In 2005, Justin Kruger, a social psychologist now at New York University, along with Derrick Wirtz, now at the University of British Columbia, and Dale Miller of Stanford University examined the erasures on more than 1,500 psychology exams taken by students at the University of Illinois, where Kruger and Wirtz were then teaching. Consistent with previous research, switches from the wrong answer to the right answer were twice as common as switches from right to wrong.
But when researchers asked the students which they would anticipate regretting more—“switching when I should have stuck” or “sticking when I should have switched”—the responses were revealing. Seventy-four percent of those students anticipated more regret from switching answers. Twenty-six percent said it wouldn’t matter. And exactly none of the students anticipated greater regret from sticking with their initial answer.

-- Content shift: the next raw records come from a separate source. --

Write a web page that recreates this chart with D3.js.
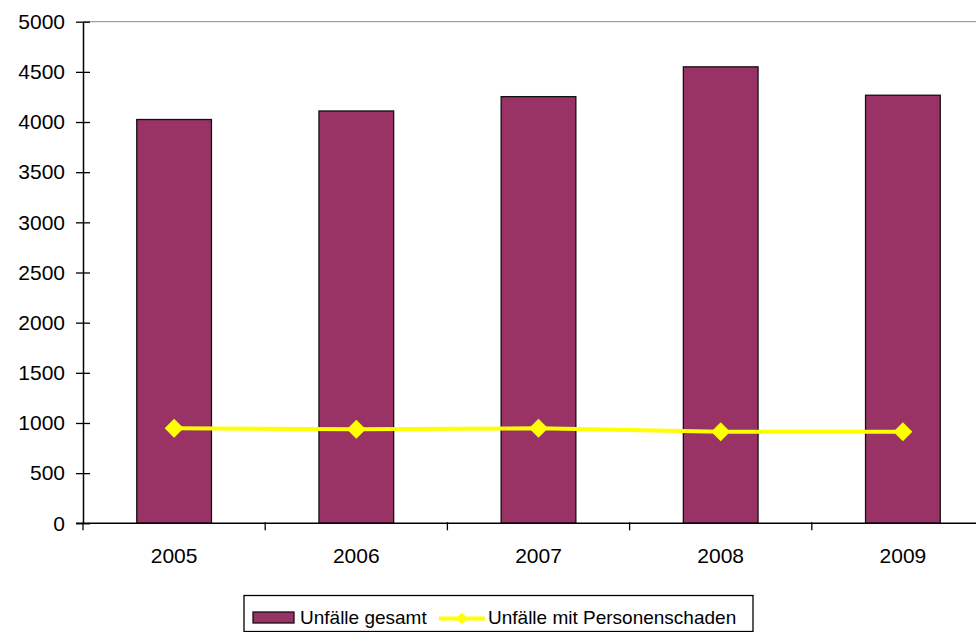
<!DOCTYPE html>
<html>
<head>
<meta charset="utf-8">
<style>
    body { margin: 0; background: #fff; }
    text { font-family: 'Liberation Sans', Arial, sans-serif; fill: #000; }
</style>
<script src="https://d3js.org/d3.v7.min.js"></script>
</head>
<body>
<svg width="976" height="632"></svg>
<script>
    var years = ['2005', '2006', '2007', '2008', '2009'];
    var totalAccidents = [4025, 4110, 4253, 4550, 4267];      // Unfälle gesamt
    var injuryAccidents = [947, 937, 947, 913, 913];          // Unfälle mit Personenschaden
    var yTicks = [0, 500, 1000, 1500, 2000, 2500, 3000, 3500, 4000, 4500, 5000];

    var plotLeft = 83, plotTop = 21.7, plotBottom = 523.3;
    var bandW = 182.2;

    var svg = d3.select('svg');

    var x = d3.scaleBand()
        .domain(years)
        .range([plotLeft, plotLeft + bandW * years.length])
        .paddingInner(0.59)
        .paddingOuter(0.295);
    var y = d3.scaleLinear()
        .domain([0, 5000])
        .range([plotBottom, plotTop]);

    // gray top border of plot area
    svg.append('line')
        .attr('x1', plotLeft).attr('x2', 976)
        .attr('y1', y(5000)).attr('y2', y(5000))
        .attr('stroke', '#a0a0a0').attr('stroke-width', 1.3);

    // bars
    svg.append('g')
        .selectAll('rect')
        .data(totalAccidents)
        .enter()
        .append('rect')
        .attr('x', function (d, i) { return x(years[i]); })
        .attr('y', function (d) { return y(d); })
        .attr('width', x.bandwidth())
        .attr('height', function (d) { return plotBottom - y(d); })
        .attr('fill', '#993366')
        .attr('stroke', '#111')
        .attr('stroke-width', 1.3);

    // y axis
    var yAxis = d3.axisLeft(y)
        .tickValues(yTicks)
        .tickFormat(d3.format('d'))
        .tickSize(0)
        .tickPadding(18);
    var ga = svg.append('g')
        .attr('transform', 'translate(' + plotLeft + ',0)')
        .call(yAxis);
    ga.select('.domain').attr('stroke', '#000').attr('stroke-width', 1.5);
    ga.selectAll('text')
        .style('font-size', '21px')
        .style('font-family', "'Liberation Sans', Arial, sans-serif");
    ga.selectAll('.tick')
        .append('line')
        .attr('x1', -7).attr('x2', 7)
        .attr('stroke', '#000').attr('stroke-width', 1.3);

    // x axis: line with category boundary ticks
    svg.append('line')
        .attr('x1', plotLeft - 7).attr('x2', 976)
        .attr('y1', plotBottom).attr('y2', plotBottom)
        .attr('stroke', '#000').attr('stroke-width', 1.5);
    var bounds = d3.range(years.length + 1).map(function (i) { return plotLeft + i * bandW; });
    svg.append('g')
        .selectAll('line')
        .data(bounds)
        .enter()
        .append('line')
        .attr('x1', function (d) { return d; })
        .attr('x2', function (d) { return d; })
        .attr('y1', plotBottom - 1).attr('y2', plotBottom + 7)
        .attr('stroke', '#000').attr('stroke-width', 1.3);
    svg.append('g')
        .selectAll('text')
        .data(years)
        .enter()
        .append('text')
        .attr('x', function (d) { return x(d) + x.bandwidth() / 2; })
        .attr('y', 563)
        .attr('text-anchor', 'middle')
        .style('font-size', '21px')
        .text(function (d) { return d; });

    // line series
    var cx = function (d, i) { return x(years[i]) + x.bandwidth() / 2; };
    var line = d3.line()
        .x(cx)
        .y(function (d) { return y(d); });
    svg.append('path')
        .datum(injuryAccidents)
        .attr('d', line)
        .attr('fill', 'none')
        .attr('stroke', '#ffff00')
        .attr('stroke-width', 4);
    var diamond = d3.symbol().type(d3.symbolDiamond2).size(230);
    svg.append('g')
        .selectAll('path')
        .data(injuryAccidents)
        .enter()
        .append('path')
        .attr('transform', function (d, i) { return 'translate(' + cx(d, i) + ',' + y(d) + ')'; })
        .attr('d', diamond)
        .attr('fill', '#ffff00');

    // legend
    var lg = svg.append('g');
    lg.append('rect')
        .attr('x', 244).attr('y', 595.5)
        .attr('width', 509).attr('height', 36)
        .attr('fill', '#fff').attr('stroke', '#000').attr('stroke-width', 1.3);
    lg.append('rect')
        .attr('x', 253).attr('y', 612)
        .attr('width', 41).attr('height', 11)
        .attr('fill', '#993366').attr('stroke', '#111').attr('stroke-width', 1.3);
    lg.append('text')
        .attr('x', 300).attr('y', 624)
        .style('font-size', '19px')
        .text('Unfälle gesamt');
    lg.append('line')
        .attr('x1', 439).attr('x2', 485)
        .attr('y1', 618.5).attr('y2', 618.5)
        .attr('stroke', '#ffff00').attr('stroke-width', 4);
    lg.append('path')
        .attr('transform', 'translate(462,618.5)')
        .attr('d', d3.symbol().type(d3.symbolDiamond2).size(90))
        .attr('fill', '#ffff00');
    lg.append('text')
        .attr('x', 488).attr('y', 624)
        .style('font-size', '19px')
        .text('Unfälle mit Personenschaden');
</script>
</body>
</html>
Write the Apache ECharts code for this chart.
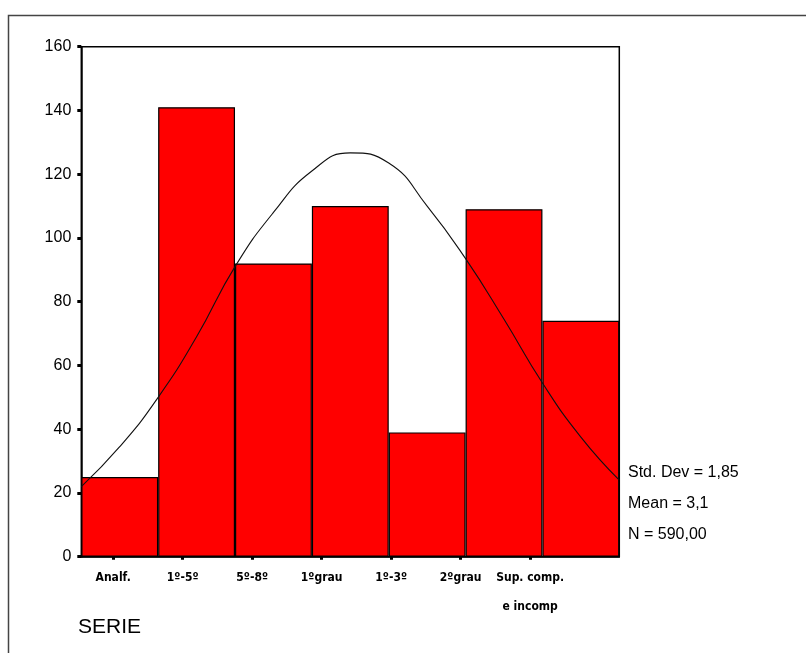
<!DOCTYPE html>
<html>
<head>
<meta charset="utf-8">
<script src="https://cdn.jsdelivr.net/npm/echarts@6/dist/echarts.min.js"></script>
<style>
html,body{margin:0;padding:0;background:#fff;}
#chart{width:806px;height:653px;}
</style>
</head>
<body>
<div id="chart"></div>
<script>
// ---- data ----
const categories = ['Analf.', '1º-5º', '5º-8º', '1ºgrau', '1º-3º', '2ºgrau', 'Sup. comp.\ne incomp'];
const counts = [25, 141, 92, 110, 39, 109, 74];
// normal curve (x in category units, 0 = first bar centre)
const curveX = [-0.5, 0, 0.5, 1, 1.5, 2, 2.5, 3, 3.5, 4, 4.5, 5, 5.5, 6, 6.5];
const curveY = [22, 34.5, 50, 69, 91, 108, 121, 126.7, 123.5, 110, 93.5, 74.5, 54.5, 37.5, 24];
const yTicks = [0, 20, 40, 60, 80, 100, 120, 140, 160];
const statsLines = ['Std. Dev = 1,85', 'Mean = 3,1', 'N = 590,00'];
const axisTitle = 'SERIE';

const chart = echarts.init(document.getElementById('chart'));
const font = '"Liberation Sans", Arial, sans-serif';

const option = {
  animation: false,
  backgroundColor: '#fff',
  grid: [
    { left: 81.3, top: 46.7, width: 538, height: 510, show: true, borderColor: '#000', borderWidth: 1.5, backgroundColor: 'transparent' },
    { left: 78.4, top: 46.7, width: 486.5, height: 510, show: false }
  ],
  xAxis: [
    { type: 'category', gridIndex: 0, data: categories, boundaryGap: true,
      axisLine: { lineStyle: { color: '#000', width: 1.5 } },
      axisTick: { show: false }, axisLabel: { show: false }, splitLine: { show: false } },
    { type: 'value', gridIndex: 0, min: -0.5, max: 6.5, show: false },
    { type: 'category', gridIndex: 1, data: categories, boundaryGap: true, position: 'bottom',
      axisLine: { show: false },
      axisTick: { show: true, alignWithLabel: true, length: 3, lineStyle: { color: '#000', width: 3 } },
      axisLabel: { show: true, interval: 0, margin: 7, color: '#000',
        fontFamily: '"DejaVu Sans Condensed", "DejaVu Sans", sans-serif', fontWeight: 'bold',
        fontSize: 12, lineHeight: 29 },
      splitLine: { show: false } }
  ],
  yAxis: [
    { type: 'value', gridIndex: 0, min: 0, max: 160, interval: 20,
      axisLine: { show: true, onZero: false, lineStyle: { color: '#000', width: 1.5 } },
      axisTick: { show: true, length: 4, lineStyle: { color: '#000', width: 3 } },
      axisLabel: { color: '#000', fontFamily: font, fontSize: 16, margin: 10,
        formatter: v => (yTicks.indexOf(v) >= 0 ? String(v) : '') },
      splitLine: { show: false } },
    { type: 'value', gridIndex: 1, min: 0, max: 160, show: false }
  ],
  series: [
    { type: 'bar', xAxisIndex: 0, yAxisIndex: 0, data: counts, barCategoryGap: 0,
      itemStyle: { color: '#ff0000', borderColor: '#000', borderWidth: 1.2 } },
    { type: 'line', xAxisIndex: 1, yAxisIndex: 0, data: curveX.map((x, i) => [x, curveY[i]]),
      smooth: 0.5, showSymbol: false, symbol: 'none', z: 5,
      lineStyle: { color: '#111', width: 1.1 } }
  ],
  graphic: [
    { type: 'rect', left: 6, top: 13, shape: { width: 820, height: 660 }, silent: true,
      style: { fill: 'none', stroke: '#444', lineWidth: 1.5 } },
    { type: 'text', left: 628, top: 465, style: { text: statsLines[0], fill: '#000', font: '16px ' + font } },
    { type: 'text', left: 628, top: 496, style: { text: statsLines[1], fill: '#000', font: '16px ' + font } },
    { type: 'text', left: 628, top: 527, style: { text: statsLines[2], fill: '#000', font: '16px ' + font } },
    { type: 'text', left: 78, top: 617, style: { text: axisTitle, fill: '#000', font: '21px ' + font } }
  ]
};
chart.setOption(option);
</script>
</body>
</html>
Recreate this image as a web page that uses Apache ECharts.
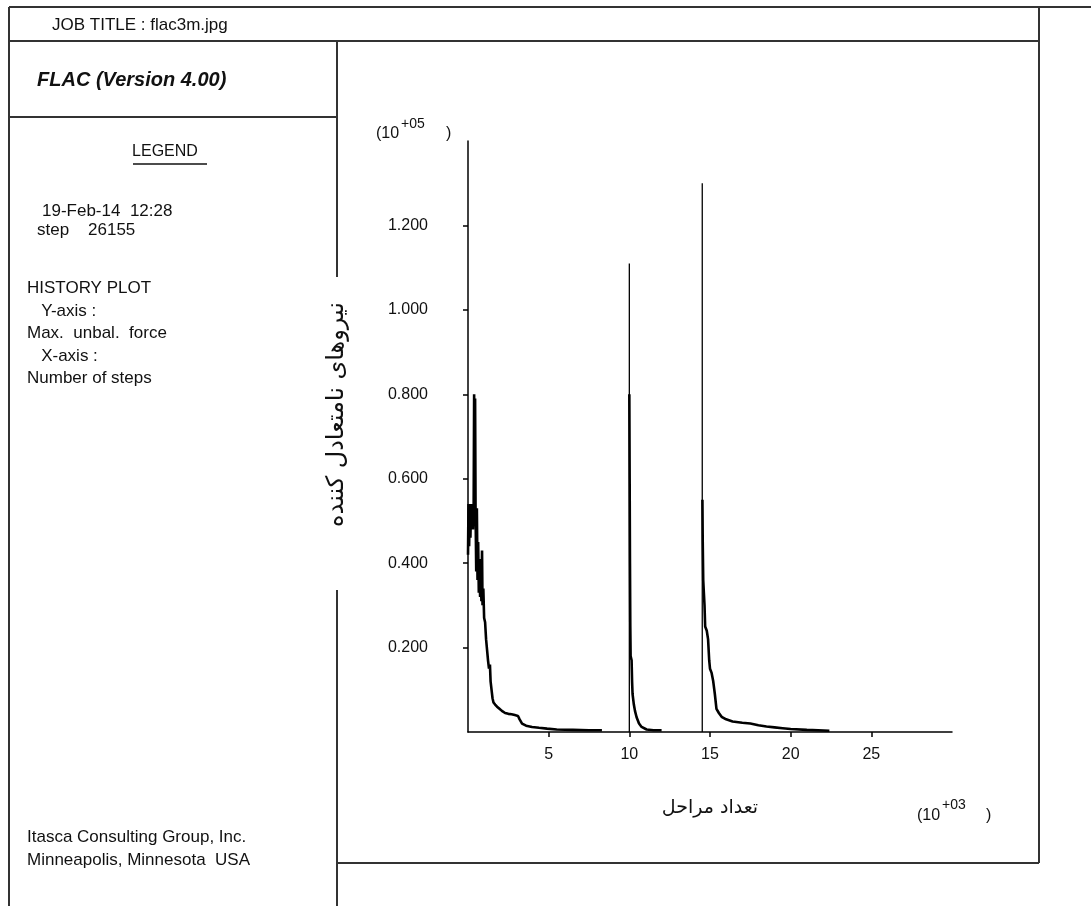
<!DOCTYPE html>
<html lang="fa">
<head>
<meta charset="UTF-8">
<title>FLAC history plot</title>
<script src="https://cdn.jsdelivr.net/npm/echarts@6.0.0/dist/echarts.min.js"></script>
<style>
    html, body {
        margin: 0;
        padding: 0;
        background: #fff;
        overflow: hidden;
    }
    #chart {
        width: 1091px;
        height: 906px;
    }
</style>
</head>
<body>
<div id="chart"></div>
<script>
    // steps in 10^3, unbalanced force in 10^5
    var xTicks = [5, 10, 15, 20, 25];
    var yTicks = [0.2, 0.4, 0.6, 0.8, 1.0, 1.2];

    // first stage, 0 .. 8.3k steps
    var stage1 = [
        [0.00, 0.42], [0.03, 0.54], [0.07, 0.44], [0.11, 0.53], [0.15, 0.46], [0.19, 0.54],
        [0.23, 0.49], [0.27, 0.52], [0.31, 0.48], [0.35, 0.53], [0.38, 0.80], [0.41, 0.55],
        [0.44, 0.79], [0.47, 0.52], [0.51, 0.38], [0.55, 0.53], [0.59, 0.36], [0.63, 0.45],
        [0.67, 0.33], [0.71, 0.41], [0.75, 0.32], [0.79, 0.40], [0.83, 0.31], [0.87, 0.43],
        [0.90, 0.30], [0.95, 0.34], [1.00, 0.27], [1.06, 0.26], [1.12, 0.22], [1.18, 0.195],
        [1.24, 0.17], [1.30, 0.15], [1.36, 0.16], [1.40, 0.12], [1.46, 0.10], [1.52, 0.08],
        [1.58, 0.07], [1.68, 0.065], [1.80, 0.06], [1.95, 0.055], [2.10, 0.05], [2.30, 0.045],
        [2.50, 0.043], [2.70, 0.042], [2.90, 0.04], [3.00, 0.043], [3.10, 0.038], [3.20, 0.03],
        [3.35, 0.02], [3.60, 0.015], [3.97, 0.012], [4.40, 0.01], [4.90, 0.008], [5.50, 0.006],
        [6.50, 0.005], [7.50, 0.004], [8.30, 0.004]
    ];

    // second stage after the jump at 10k
    var stage2 = [
        [10.00, 0.80], [10.02, 0.60], [10.04, 0.40], [10.06, 0.25], [10.08, 0.18], [10.14, 0.17],
        [10.17, 0.12], [10.20, 0.09], [10.28, 0.065], [10.35, 0.05], [10.45, 0.035], [10.60, 0.02],
        [10.76, 0.012], [11.07, 0.006], [11.50, 0.004], [12.00, 0.004]
    ];

    // third stage after the jump at 14.5k
    var stage3 = [
        [14.53, 0.55], [14.55, 0.45], [14.58, 0.36], [14.62, 0.33], [14.66, 0.30], [14.70, 0.25],
        [14.80, 0.24], [14.88, 0.22], [14.95, 0.17], [15.00, 0.15], [15.10, 0.14], [15.20, 0.12],
        [15.30, 0.09], [15.40, 0.055], [15.55, 0.045], [15.72, 0.036], [16.00, 0.03], [16.40, 0.025],
        [17.00, 0.022], [17.50, 0.02], [18.00, 0.016], [18.50, 0.013], [19.00, 0.011], [19.50, 0.009],
        [20.00, 0.007], [21.00, 0.005], [22.40, 0.003]
    ];

    // single-step peaks at the start of stage 2 and 3
    var spikes = [[10.00, 1.11], [14.52, 1.30]];

    var sans = "'Liberation Sans', Arial, sans-serif";
    var persian = "'DejaVu Sans', sans-serif";
    var ink = '#111';
    var frame = '#333';

    function txt(x, y, s, extra) {
        var style = { text: s, fontSize: 17, fontFamily: sans, fill: ink, align: 'left', verticalAlign: 'middle' };
        for (var k in extra) style[k] = extra[k];
        return { type: 'text', x: x, y: y, style: style, z: 10 };
    }
    function seg(x1, y1, x2, y2, w, c) {
        return { type: 'line', shape: { x1: x1, y1: y1, x2: x2, y2: y2 },
                 style: { stroke: c || frame, lineWidth: w || 2 }, z: 5 };
    }

    var curveStyle = { color: '#000', width: 2.6 };
    var series = [stage1, stage2, stage3].map(function (d) {
        return { type: 'line', data: d, showSymbol: false, lineStyle: curveStyle, z: 3 };
    });
    spikes.forEach(function (p) {
        series.push({ type: 'line', data: [[p[0], 0], [p[0], p[1]]], showSymbol: false,
                      lineStyle: { color: '#000', width: 1.3 }, z: 2 });
    });

    var chart = echarts.init(document.getElementById('chart'));
    chart.setOption({
        animation: false,
        backgroundColor: '#fff',
        grid: { left: 468, top: 141, width: 484, height: 591, outerBoundsMode: 'none' },
        xAxis: {
            type: 'value', min: 0, max: 30,
            name: 'تعداد مراحل', nameLocation: 'middle', nameGap: 67,
            nameTextStyle: { fontFamily: persian, fontSize: 19, color: ink },
            axisLine: { lineStyle: { color: '#000', width: 1.5 } },
            axisTick: { show: true, length: 5, customValues: xTicks, lineStyle: { color: '#000', width: 1.5 } },
            axisLabel: { customValues: xTicks, margin: 15, fontSize: 16, fontFamily: sans, color: ink },
            splitLine: { show: false }
        },
        yAxis: {
            type: 'value', min: 0, max: 1.4,
            name: 'نیروهای نامتعادل کننده', nameLocation: 'middle', nameGap: 119, nameRotate: 90,
            nameTextStyle: { fontFamily: persian, fontSize: 24, color: ink, padding: [0, 0, 0, 44] },
            axisLine: { show: true, lineStyle: { color: '#000', width: 1.5 } },
            axisTick: { show: true, length: 5, customValues: yTicks, lineStyle: { color: '#000', width: 1.5 } },
            axisLabel: { customValues: yTicks, margin: 40, fontSize: 16, fontFamily: sans, color: ink,
                         formatter: function (v) { return v.toFixed(3); } },
            splitLine: { show: false }
        },
        graphic: [
            // outer frame
            seg(9, 7, 1091, 7),
            seg(9, 7, 9, 906),
            seg(9, 41, 1039, 41),
            seg(1039, 7, 1039, 863),
            seg(337, 863, 1039, 863),
            seg(337, 41, 337, 277),
            seg(337, 590, 337, 906),
            seg(9, 117, 337, 117),
            // legend panel
            txt(52, 25, 'JOB TITLE : flac3m.jpg'),
            txt(37, 80, 'FLAC (Version 4.00)', { fontSize: 20, fontWeight: 'bold', fontStyle: 'italic' }),
            txt(165, 152, 'LEGEND', { align: 'center', fontSize: 16 }),
            seg(133, 164, 207, 164, 1.5, ink),
            txt(42, 211, '19-Feb-14  12:28'),
            txt(37, 230, 'step    26155'),
            txt(27, 288, 'HISTORY PLOT'),
            txt(27, 311, '   Y-axis :'),
            txt(27, 333, 'Max.  unbal.  force'),
            txt(27, 356, '   X-axis :'),
            txt(27, 378, 'Number of steps'),
            txt(27, 837, 'Itasca Consulting Group, Inc.'),
            txt(27, 860, 'Minneapolis, Minnesota  USA'),
            // axis multipliers
            txt(376, 134, '(10', { fontSize: 16 }), txt(401, 124, '+05', { fontSize: 14 }), txt(446, 134, ')', { fontSize: 16 }),
            txt(917, 816, '(10', { fontSize: 16 }), txt(942, 805, '+03', { fontSize: 14 }), txt(986, 816, ')', { fontSize: 16 })
        ],
        series: series
    });
</script>
</body>
</html>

Kruger, Wirtz, and Miller call this the “first instinct fallacy,” and it grows from anticipated regret gone awry. “Getting a problem wrong as a result of going against one’s first instinct is more memorable than getting a problem wrong because of failing to go against one’s first instinct,” they write. “The regret produced by switching an answer when one should have stuck with one’s original answer is enough to make the misfortune of having missed the question seem almost tragic.”[32] Haunted by the prospective specter of If Only, we err. You err, too. Because you didn’t switch your answer, you just missed passing the test and must take it again. If only you knew about this research earlier.
Anticipated regret—AR—can often make us better. But as your eventful day demonstrates, before you take this medicine, read the label.